Let me describe the method of negotiation. There have been several
opportunities for availing of the method of negotiation. The NDFP
has asked groups of parliamentarians to uphold the 1997 and 1999
resolutions of the European Parliament in support of the GRP-NDFP
peace negotiations. It has also asked the third party facilitator,
the Norwegian government, to deal with the obstacles posed by the
European Council and certain governments to these negotiations.
The NDFP has required the GRP to comply with solemn agreements and
to join the NDFP in reaffirming the following: the mutually acceptable
principle of national sovereignty in The Hague Joint Declaration
in order to frustrate the usurpation of jurisdiction by the US and
other governments, the safety and immunity guarantees in the Joint
Agreement on Safety and Immunity Guarantees and the Hernandez political
offense doctrine in the Comprehensive Agreement on Respect for Human
Rights and International Humanitarian Law.

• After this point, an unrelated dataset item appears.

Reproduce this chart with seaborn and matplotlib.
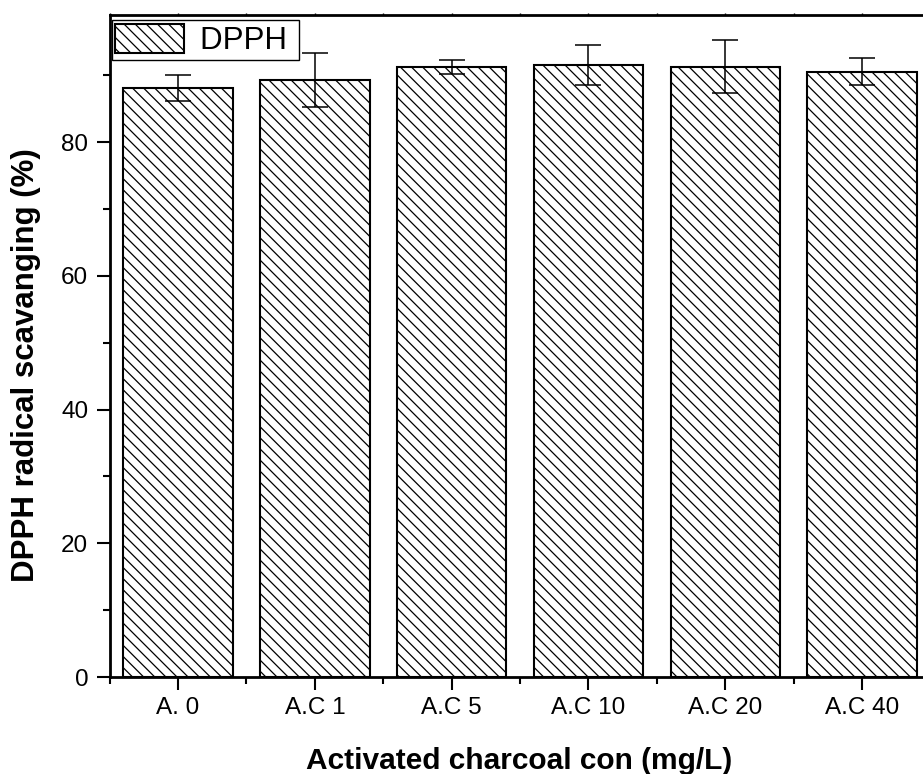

The formal talks in the
GRP-NDFP peace negotiations have been resumed recently upon the
premise that effective measures are sought and realized to remove
the CPP, NPA and the NDFP chief political consultant from the "terrorist"
listing.
Let me describe the fund-raising. We consider fund-raising important
because we need funds for publications and other necessities. Even
as my lawyers provide their services pro bono there are certain
unavoidable expenses that must be met. The legal defense fund is
under the care of religious leaders in a foundation based in The
Netherlands. There are various ways of raising funds: passing the
hat among the people in meetings, selling tickets to cultural affairs
and to lunch or dinner lectures and marking up, for the sake of
solidarity and support, the prices of books, CD-roms and campaign
paraphernalia (t-shirts, pamphlets and buttons). Recently, the fund-raisers
have asked me to record my songs and poem recitations on video clips
and CDs. I have agreed, in order to take on one more form of struggle,
which is instructive and yet entertaining.
In concluding, I express my deep gratitude to all compatriots and
friends who have joined and contributed to the campaign to defend
me and also those who have supported the struggle for national liberation,
democracy and social justice in the Philippines.